As I look in the mirror each day the reflection doesn't seem to change much, but I know years from now I will think differently. I love waking each day with things I can count on and clinging to faith with the things I can't. While I can't count on how long my life will be, I will make each day count. All I need is an animal to lick my face, a family to hug me, my boyfriend to kiss me and a Bible to fall on. I can't count the number of prayers I have said to God, but I close each one with blowing Him a kiss and reaching out my arms to hug Him. He gives me the inspiration to share these thoughts and days of my life with all of you in hopes it will spark a light in you heart to make it count too.

Sunday, March 9, 2014

Why Won't God Tell Me What To Do?

It was nearly 25 years ago I was born the daughter of a farmer. My mom jokingly tells me the doctor proclaimed, "It's Miss America!" as I entered the world. While the Miss America crown wasn't in my future, another one was. I remember when a crown was placed upon my head of curls and a rose red suede sash was draped over me. Holding the bouquet of suede roses I could see my parents' smiles gleaming with happiness as I was named the Ohio Pork Industry Queen. One might laugh at the thought of a pig queen, but to me it was more than reigning over my piglets. It was the opportunity to tell my story in a new light. There have been many times I have taken my piglets for granted. As I grew older I became envious of peers who didn't have to wake early on the weekends, with no obligations and disconnect from their parents. Their ability to move to away to a distant land with no hesitation made me question my future as a farmer. I have seen my dad struggle with my mom by his side. A day away from the farm was both a luxury and a curse. He always believed when he would leave something would go wrong and that wrong often being the lose of a pig, for no other reason than he wasn't there.

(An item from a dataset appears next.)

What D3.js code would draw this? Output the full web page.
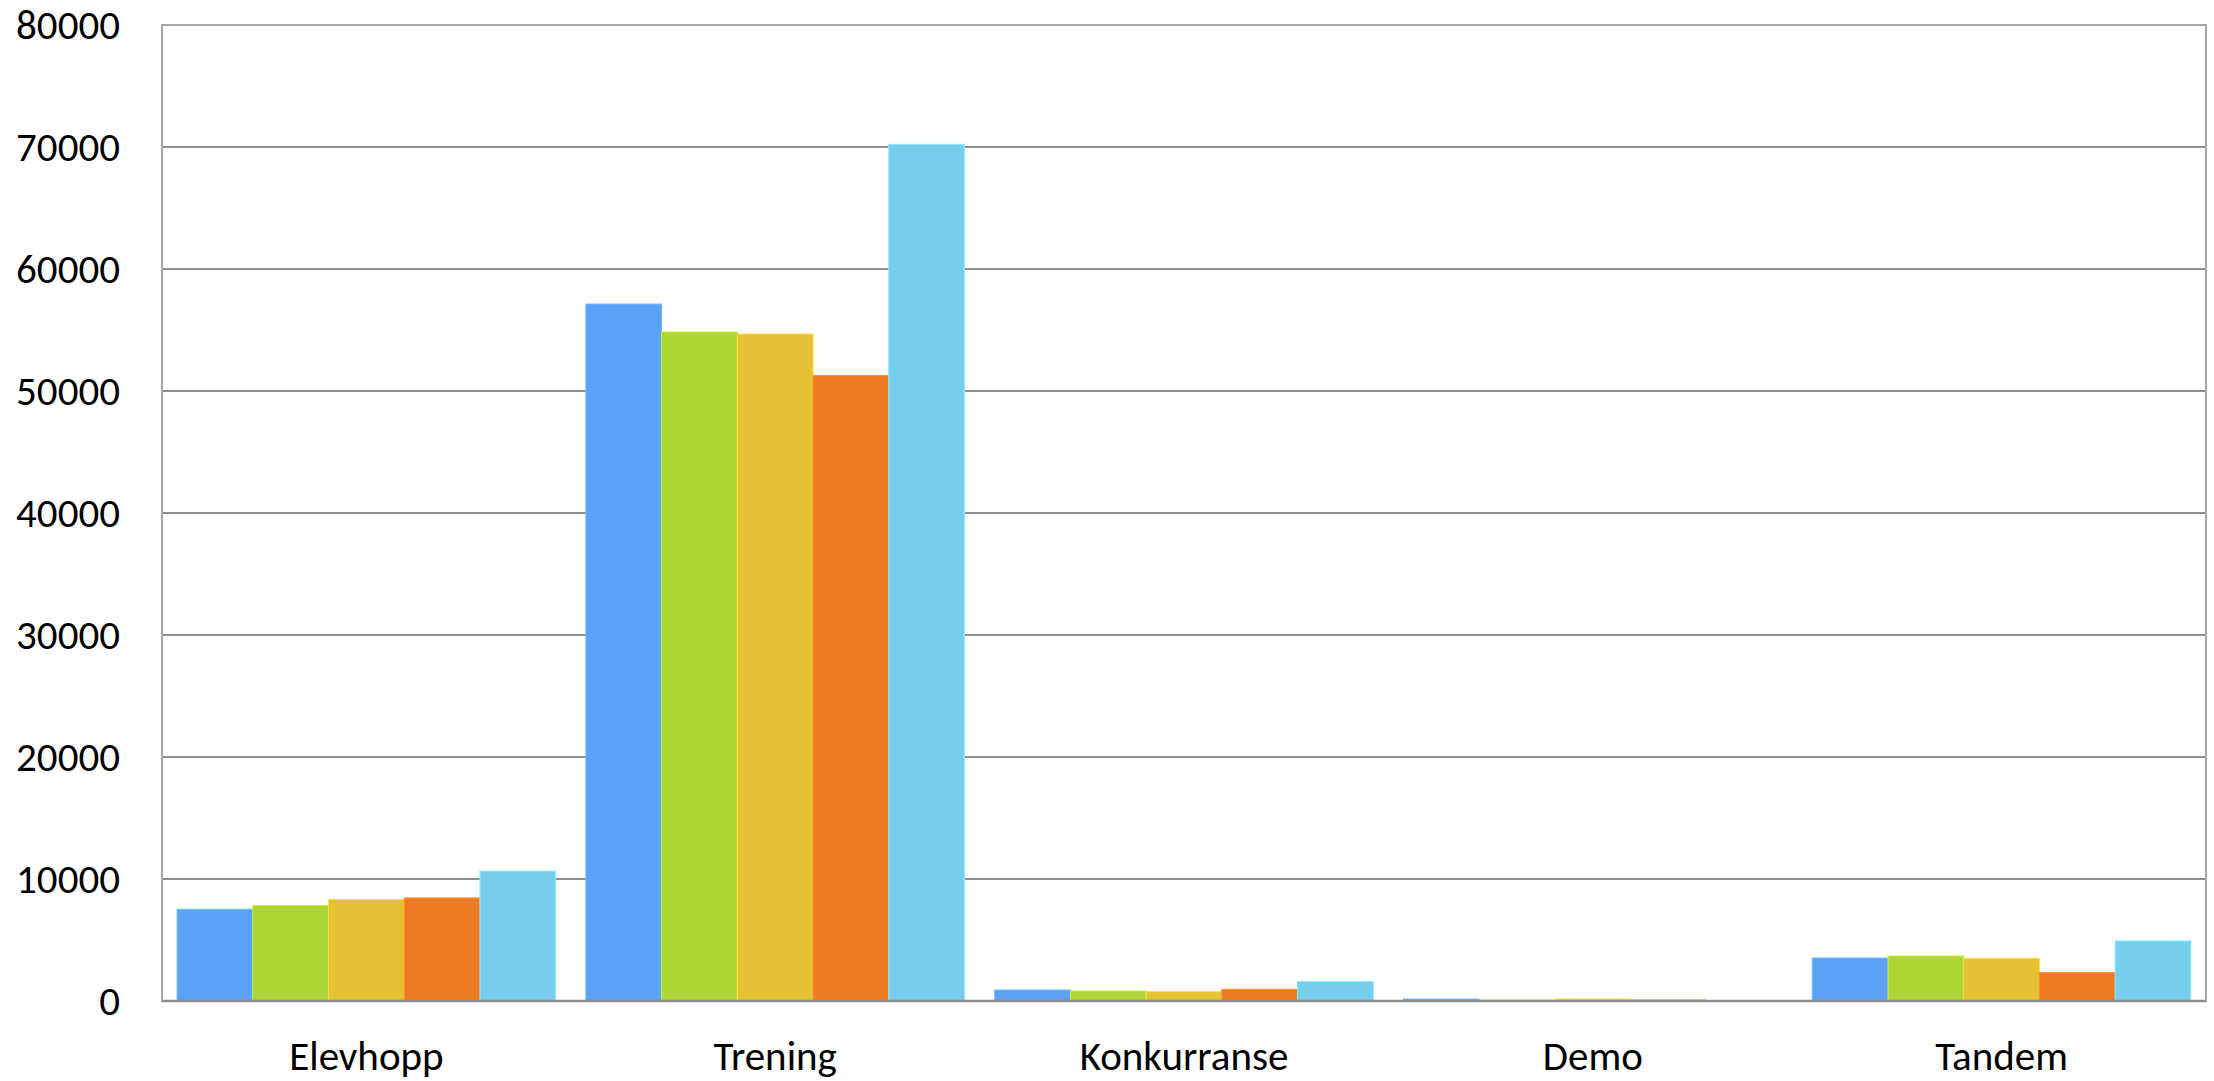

You see, they call him the pig whisper. My dad had a vision when he was my age. A vision to be a pig farmer. I firmly believe it was God telling him what to do and my dad simply following direction. God made my dad a farmer, a care taker to the animals for the nourishment of human bodies, and he followed God's instructions. Since I was a little girl I followed my dad's instructions. He taught me how to feed the pigs, clean their pens, throw baby powder on the piglets, tend to the farrowing sows and watch over the piglets as they grow because their lives depend on me. Sometimes it's as though God allows me to fulfill my dad's vision, but I find myself wondering if I am meant to do more than tend to piglets? I often think if I accept what I have right now, then things won't change and I won't move ahead in life, which simply isn't true. While I know the piglets depend on my care, I know I am meant for more and more may be just the words I am typing. I am a story teller and the story I tell is my own. As my birthday approaches, I am attempting more than ever to listen to God's instruction for my life. John 17:4 tells us, I glorified you on earth by completing down to the last detail what you assigned me to do. Piglets and tiaras may have been in my past, but they have made a future for me to write.

An inspirational woman in Christ, Terri Savelle Foy said, "God will not advance His instructions for your life beyond your last act of disobedience." I have always prayed for God to make me a leader for Him and agriculture all the days of my life and His instruction will not be made clear until I begin to listen. While His instructions are not clear to me just yet, I feel a lack of peace that is a sign I must being to obey. There is a tugging at my heart I am meant to write, speak and lead. Obedience brings reward and I have been rewarded the opportunity to travel to the distant land of Japan with the National FFA Organization this may with the International Collegiate Agricultural Leadership Program. As I lead for agriculture I am no longer envious of peers with no obligations, because it's the obligation of my piglets and serving God who make it possible.